The 100% rate of heartburn elimination after crural closure in this series exceeds both, the one following exclusive MSA and the previously reported 94% of heartburn relief after LINX implantation21. Indeed, this high percentage of heartburn relief matches the rate of 96.5% found after LNF21. Satisfaction rates regarding overall outcome and heartburn relief were comparable between groups in the recent study. This is consistent with the fact that other studies did not find significant differences in overall satisfaction rates comparing MSA with LNF19.

The rate of elimination of regurgitations varied between groups and ranged from 91%-100%. These numbers are acceptable considering that LNF usually leads to elimination in 94%21. However, other studies described elimination of regurgitations in 100% (n = 28) after MSA21.

The percentage of patients that could eliminate their PPI use was comparable between procedures. Intake of acid suppression medication ranges between 8%-20% after MSA and 8–14% after LNF1,2,4,6,8,18,19. With 13% of HR patients using PPIs in this series, crural closure in MSA patients appears to be leading to results as those after laparoscopic fundoplication.
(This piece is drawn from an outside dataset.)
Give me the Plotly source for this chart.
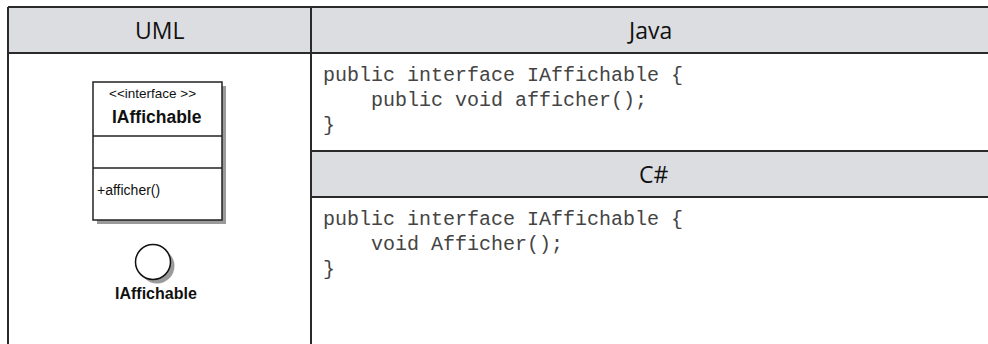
import plotly.graph_objects as go

# ---- content ----
column_headers = ["UML", "Java"]
sub_header = "C#"
java_code = ["public interface IAffichable {", "    public void afficher();", "}"]
csharp_code = ["public interface IAffichable {", "    void Afficher();", "}"]
uml_stereotype = "<<interface >>"
uml_name = "IAffichable"
uml_operations = ["+afficher()"]
lollipop_label = "IAffichable"

W, H = 988, 344
LINE = "#2a2a2a"
HEAD = "#dcdde0"

fig = go.Figure()
shapes = []
ann = []

def line(x0, y0, x1, y1, w=2, c=LINE):
    shapes.append(dict(type="line", x0=x0, y0=y0, x1=x1, y1=y1,
                       line=dict(color=c, width=w), layer="above"))

def rect(x0, y0, x1, y1, fill):
    shapes.append(dict(type="rect", x0=x0, y0=y0, x1=x1, y1=y1, fillcolor=fill,
                       line=dict(width=0), layer="below"))

def text(x, y, s, size, color="#222", family="Liberation Sans", anchor="center", bold=False):
    if bold:
        s = "<b>" + s + "</b>"
    ann.append(dict(x=x, y=y, xref="x", yref="y", text=s, showarrow=False,
                    xanchor=anchor, yanchor="middle",
                    font=dict(size=size, color=color, family=family)))

# table geometry
L, DIV, R = 8, 311, W + 4
TOP, HB = 7, 53
CT, CB = 151, 197

rect(L, TOP, R, HB, HEAD)
rect(DIV, CT, R, CB, HEAD)

line(L, TOP, R, TOP)
line(L, HB, R, HB)
line(DIV, CT, R, CT)
line(DIV, CB, R, CB)
line(L, TOP, L, H + 4)
line(DIV, TOP, DIV, H + 4)

hdr_font = "Open Sans"
text((L + DIV) / 2, 30, column_headers[0], 23, "#111", hdr_font)
text((DIV + W) / 2, 30, column_headers[1], 23, "#111", hdr_font)
text((DIV + W) / 2 + 4, (CT + CB) / 2, sub_header, 23, "#111", hdr_font)

mono = "Liberation Mono"
def code_block(lines, y0):
    for i, s in enumerate(lines):
        n = len(s) - len(s.lstrip(" "))
        s2 = "\u00a0" * n + s.lstrip(" ")
        text(321, y0 + i * 25, s2, 20, "#444", mono, anchor="left")

code_block(java_code, 75)
code_block(csharp_code, 219)

# UML class box
bx0, by0, bx1, by1 = 93, 82, 222, 220
shapes.append(dict(type="rect", x0=bx0 + 4, y0=by0 + 4, x1=bx1 + 4, y1=by1 + 4,
                   fillcolor="#9a9a9a", line=dict(width=0), layer="above"))
shapes.append(dict(type="rect", x0=bx0, y0=by0, x1=bx1, y1=by1,
                   fillcolor="white", line=dict(color="#222", width=1.5), layer="above"))
shapes.append(dict(type="line", x0=bx0, y0=136, x1=bx1, y1=136,
                   line=dict(color="#222", width=1.5), layer="above"))
shapes.append(dict(type="line", x0=bx0, y0=168, x1=bx1, y1=168,
                   line=dict(color="#222", width=1.5), layer="above"))
text(152, 93, uml_stereotype.replace("<", "&lt;").replace(">", "&gt;"), 13.5, "#111")
text(157, 117, uml_name, 17.5, "#111", bold=True)
for i, op in enumerate(uml_operations):
    text(95, 190 + i * 16, op, 14, "#111", anchor="left")

# lollipop
cx, cy, r = 153, 262, 17.5
shapes.append(dict(type="circle", x0=cx - r + 4, y0=cy - r + 4, x1=cx + r + 4, y1=cy + r + 4,
                   fillcolor="#9a9a9a", line=dict(width=0), layer="above"))
shapes.append(dict(type="circle", x0=cx - r, y0=cy - r, x1=cx + r, y1=cy + r,
                   fillcolor="white", line=dict(color="#111", width=1.5), layer="above"))
text(156, 293, lollipop_label, 16, "#111", bold=True)

fig.update_layout(
    width=W, height=H, margin=dict(l=0, r=0, t=0, b=0),
    paper_bgcolor="white", plot_bgcolor="white",
    xaxis=dict(range=[0, W], visible=False, fixedrange=True),
    yaxis=dict(range=[H, 0], visible=False, fixedrange=True),
    shapes=shapes, annotations=ann, showlegend=False,
)
fig.write_html(
    "out.html",
    config={"displayModeBar": False},
    post_script="document.body.style.margin='0';document.documentElement.style.overflow='hidden';document.body.style.overflow='hidden';",
)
The significantly decreased GERD-HRQL total score after surgery in all 3 groups indicates a significant increase of GERD-specific quality of life after MSA. This matches the observations of Bonavina et al. who reported a significant reduction of the mean GERD-HRQL total score from 25.7 to 3.3 four years after MSA.

The current study showed excellent alimentary satisfaction ranging from 8–10 out of possible 10, indicating that patients are comfortable after LINX implantation.
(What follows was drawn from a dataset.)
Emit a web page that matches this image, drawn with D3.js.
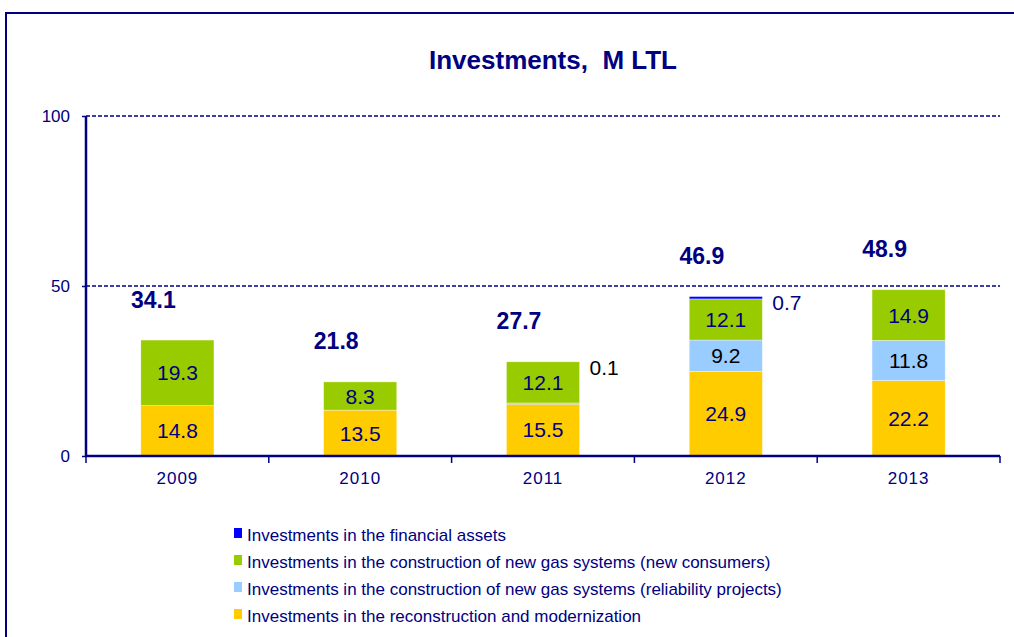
<!DOCTYPE html>
<html lang="en">
<head>
  <meta charset="UTF-8">
  <title>Investments, M LTL</title>
  <script src="https://d3js.org/d3.v7.min.js"></script>
  <style>
    body { margin: 0; background: #fff; }
    svg { display: block; font-family: "Liberation Sans", Arial, sans-serif; }
  </style>
</head>
<body>
<div class="main"></div>
<script>
  let width = 1014;
  let height = 637;

  let years = ["2009", "2010", "2011", "2012", "2013"];
  let reconstruction = [14.8, 13.5, 15.5, 24.9, 22.2];
  let reliability = [0, 0, 0.1, 9.2, 11.8];
  let newConsumers = [19.3, 8.3, 12.1, 12.1, 14.9];
  let financial = [0, 0, 0, 0.7, 0];
  let totals = [34.1, 21.8, 27.7, 46.9, 48.9];
  let yTicks = [0, 50, 100];

  let seriesNames = [
    "Investments in the financial assets",
    "Investments in the construction of new gas systems (new consumers)",
    "Investments in the construction of new gas systems (reliability projects)",
    "Investments in the reconstruction and modernization"
  ];

  let navy = "#000080";

  // stacking order bottom -> top
  let series = [
    { key: "rec", values: reconstruction, color: "#ffcc00", label: navy },
    { key: "rel", values: reliability, color: "#99ccff", label: "#000000" },
    { key: "new", values: newConsumers, color: "#99cc00", label: navy },
    { key: "fin", values: financial, color: "#0000ff", label: navy }
  ];

  let rows = years.map((y, i) => {
    let r = { year: y };
    series.forEach(s => r[s.key] = s.values[i]);
    return r;
  });
  let stacked = d3.stack().keys(series.map(s => s.key))(rows);

  let x = d3.scaleBand()
          .domain(years)
          .range([86, 1000])
          .paddingInner(0)
          .paddingOuter(0);

  let y = d3.scaleLinear()
          .domain([0, 100])
          .range([456, 116]);

  let barW = x.bandwidth() * 0.4;

  let svg = d3.select(".main")
          .append("svg")
          .attr("width", width)
          .attr("height", height);

  // outer frame
  svg.append("rect")
          .attr("x", 6).attr("y", 13)
          .attr("width", 1030).attr("height", 640)
          .attr("fill", "none")
          .attr("stroke", navy)
          .attr("stroke-width", 2);

  // title
  svg.append("text")
          .attr("x", 553).attr("y", 69)
          .attr("text-anchor", "middle")
          .attr("fill", navy)
          .style("font-size", "26px")
          .style("font-weight", "bold")
          .attr("xml:space", "preserve")
          .text("Investments,  M LTL");

  // gridlines
  svg.append("g")
          .selectAll("line")
          .data(yTicks.filter(d => d > 0))
          .join("line")
          .attr("x1", 86).attr("x2", 1000)
          .attr("y1", d => y(d)).attr("y2", d => y(d))
          .attr("stroke", navy)
          .attr("stroke-width", 1.3)
          .attr("stroke-dasharray", "4,2");

  // bars
  let layer = svg.append("g")
          .selectAll("g")
          .data(stacked)
          .join("g")
          .attr("fill", (d, i) => series[i].color);

  layer.selectAll("rect")
          .data(d => d.filter(p => p[1] - p[0] > 0))
          .join("rect")
          .attr("x", d => x(d.data.year) + (x.bandwidth() - barW) / 2)
          .attr("y", d => y(d[1]))
          .attr("width", barW)
          .attr("height", d => Math.max(1.5, y(d[0]) - y(d[1])))
          .attr("stroke", "#ffffff")
          .attr("stroke-opacity", 0.6)
          .attr("stroke-width", 0.6);

  // segment labels
  stacked.forEach((s, si) => {
    s.forEach((p, i) => {
      let v = p[1] - p[0];
      if (v <= 0) return;
      let cx = x(p.data.year) + x.bandwidth() / 2;
      let small = v < 1;
      svg.append("text")
              .attr("x", small ? cx + barW / 2 + 10 : cx)
              .attr("y", small ? y(totals[i]) + 6 : (y(p[0]) + y(p[1])) / 2)
              .attr("dy", "0.36em")
              .attr("text-anchor", small ? "start" : "middle")
              .attr("fill", series[si].label)
              .style("font-size", "21px")
              .text(v.toFixed(1));
    });
  });

  // totals
  svg.append("g")
          .selectAll("text")
          .data(totals)
          .join("text")
          .attr("x", (d, i) => x(years[i]) + x.bandwidth() / 2 - 24)
          .attr("y", d => y(d + 12))
          .attr("dy", "0.36em")
          .attr("text-anchor", "middle")
          .attr("fill", navy)
          .style("font-size", "23px")
          .style("font-weight", "bold")
          .text(d => d.toFixed(1));

  // axes
  let yAxis = d3.axisLeft(y).tickValues(yTicks).tickSize(4).tickPadding(12);
  let yG = svg.append("g").attr("transform", "translate(86,0)").call(yAxis);
  yG.select(".domain").attr("stroke", navy).attr("stroke-width", 2.5).attr("d", "M0,116V456");
  yG.selectAll(".tick line").attr("stroke", navy).attr("stroke-width", 1.5);
  yG.selectAll(".tick text").attr("fill", navy).style("font-size", "17px")
          .style("font-family", "Liberation Sans, Arial, sans-serif");

  let xAxis = d3.axisBottom(x).tickSize(0).tickPadding(16);
  let xG = svg.append("g").attr("transform", "translate(0,456)").call(xAxis);
  xG.select(".domain").attr("stroke", navy).attr("stroke-width", 2.5).attr("d", "M86,0H1000");
  xG.selectAll(".tick text").attr("fill", navy).style("font-size", "17px")
          .style("letter-spacing", "1px")
          .style("font-family", "Liberation Sans, Arial, sans-serif");

  // category separator ticks
  svg.append("g")
          .selectAll("line")
          .data(years.concat(["end"]))
          .join("line")
          .attr("x1", (d, i) => i < years.length ? x(d) : x.range()[1])
          .attr("x2", (d, i) => i < years.length ? x(d) : x.range()[1])
          .attr("y1", 456).attr("y2", 463)
          .attr("stroke", navy)
          .attr("stroke-width", 1.5);

  // legend
  let legendColors = ["#0000ff", "#99cc00", "#99ccff", "#ffcc00"];
  let legend = svg.append("g")
          .selectAll("g")
          .data(seriesNames)
          .join("g")
          .attr("transform", (d, i) => `translate(234, ${541 + i * 27})`);
  legend.append("rect")
          .attr("x", 0).attr("y", -13)
          .attr("width", 8).attr("height", 10)
          .attr("fill", (d, i) => legendColors[i]);
  legend.append("text")
          .attr("x", 13).attr("y", 0)
          .attr("fill", navy)
          .style("font-size", "17px")
          .text(d => d);
</script>
</body>
</html>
No perioperative complications occurred in this series while rates of postoperative interventions and device removal were low and comparable with those published previously. In the evaluation phase of LINX, reflected by the pivotal trial published in 2013, 19 out of 100 patients underwent dilatation due to dysphagia after MSA6,24. Bonavina et al. described a dilation rate of only 2%25. Device explantation reportedly ranges from 2% to 7%18,25.

There were no cases of persistent dysphagia in this study which suggests that crural closure does not result in higher postoperative dysphagia rates than selective sphincter augmentation. Mild dysphagia rates after MSA have been described to vary between 5%-45% while persistent dysphagia usually does not occur at the last follow up16,18,25,26.
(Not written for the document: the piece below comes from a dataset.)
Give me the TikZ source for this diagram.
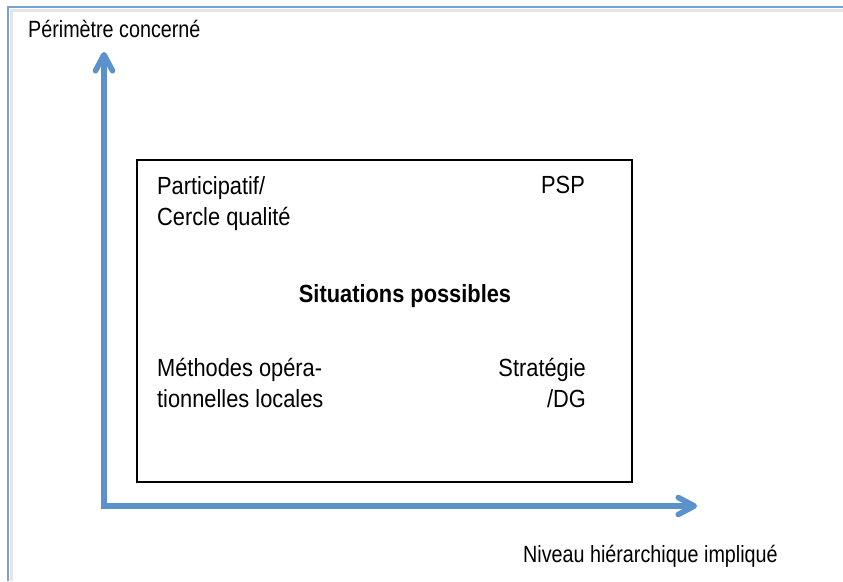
\documentclass[tikz,border=0pt]{standalone}
\usepackage{fontspec}
\setmainfont{Liberation Sans}
\usetikzlibrary{arrows.meta}
\definecolor{axis blue}{RGB}{91,146,204}
\definecolor{frame blue}{RGB}{118,162,212}
\tikzset{axis/.style={draw=axis blue, line width=5.5pt,
		{Straight Barb[length=16pt,width=17pt,round]}-{Straight Barb[length=16pt,width=17pt,round]}},
	axis shadow/.style={axis, draw=black!15},
	frame/.style={draw=frame blue, line width=1.8pt},
	txt/.style={font=\fontsize{23.5}{31.5}\selectfont, inner sep=0pt, xscale=0.84},
	intxt/.style={font=\fontsize{24.8}{31.5}\selectfont, inner sep=0pt, xscale=0.88},
	title/.style={intxt, font=\fontsize{24.8}{31.5}\selectfont\bfseries}}

\begin{document}
\begin{tikzpicture}[x=1pt,y=-1pt]
		\useasboundingbox (0,0) rectangle (843,581);
		% cadre
		\draw[black!10, line width=3pt] (11,581) -- (11,10) -- (843,10);
		\draw[frame] (8,581) -- (8,7) -- (843,7);
		
		\coordinate (top) at (104,52);
		\coordinate (origin) at (104,506);
		\coordinate (right) at (697,506);
		\begin{scope}[shift={(2,3)}]
		\draw[axis shadow] (top) -- (origin) -- (right);
		\end{scope}
		\draw[axis] (top) -- (origin) -- (right);
		
		\node[draw, line width=1.3pt, minimum width=495pt, minimum height=322pt, inner sep=0pt] (box) at (384.5,321) {};
		
		\node[txt, anchor=base west] (perim) at (28,37) {Périmètre concerné};
		\node[txt, anchor=base west] (niveau) at (523,562) {Niveau hiérarchique impliqué};
		
		\node[intxt, anchor=north west, align=left] (partic) at (157,176) {Participatif/\\Cercle qualité};
		\node[intxt, anchor=base east] (psp) at (585,193) {PSP};
		\node[title, anchor=base] (situ) at (405,302) {Situations possibles};
		\node[intxt, anchor=north west, align=left] (methodes) at (157,358) {Méthodes opéra-\\tionnelles locales};
		\node[intxt, anchor=north east, align=right] (strat) at (586,358) {Stratégie\\/DG};
		\end{tikzpicture}
\end{document}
There were some limitations to this study including its retrospective nature. The concept of comparing 2 consecutive series of different surgical techniques poses the problem of varying follow-up times. Further, postoperative objective testing was not performed uniformly at a specific follow-up time resulting in different long “surgery to EFT”- times in NHR and HR groups. Hence, the comparison of outcomes and postoperative EFT results between groups might be biased. Acknowledging these concerns, we have initiated to schedule all LINX patients for objective testing at the 1-year follow-up visit. We intend to continue reporting outcomes and to evaluate if results change with longer follow-up. The relatively small sample sizes of groups prevented differences from reaching statistical significance. However, our findings add important information on the impact of crural closure during magnetic sphincter augmentation on reflux control. Comparing the two surgical procedures (MSA vs. MSA with crural closure), there was a clear trend of crural closure resulting in superior reflux control and gastrointestinal symptom relief without increasing dysphagia rates. Further prospective trials with larger sample sizes are necessary to confirm the advantages of hiatal repair over exclusive magnetic sphincter augmentation in GERD patients with hiatal hernia.

Conclusion

Magnetic LES augmentation leads to significant gastrointestinal symptom relief, increased GERD-specific quality of life and good alimentary satisfaction with low perioperative morbidity rates. In patients with hiatal hernia, crural closure tends to result in better reflux control and GERD symptom relief compared to exclusive MSA without increasing postoperative dysphagia rates. Further studies with larger sample sizes are necessary to confirm these findings. Hiatal repair should be considered as routine step of magnetic sphincter augmentation in GERD patients with hiatal hernia.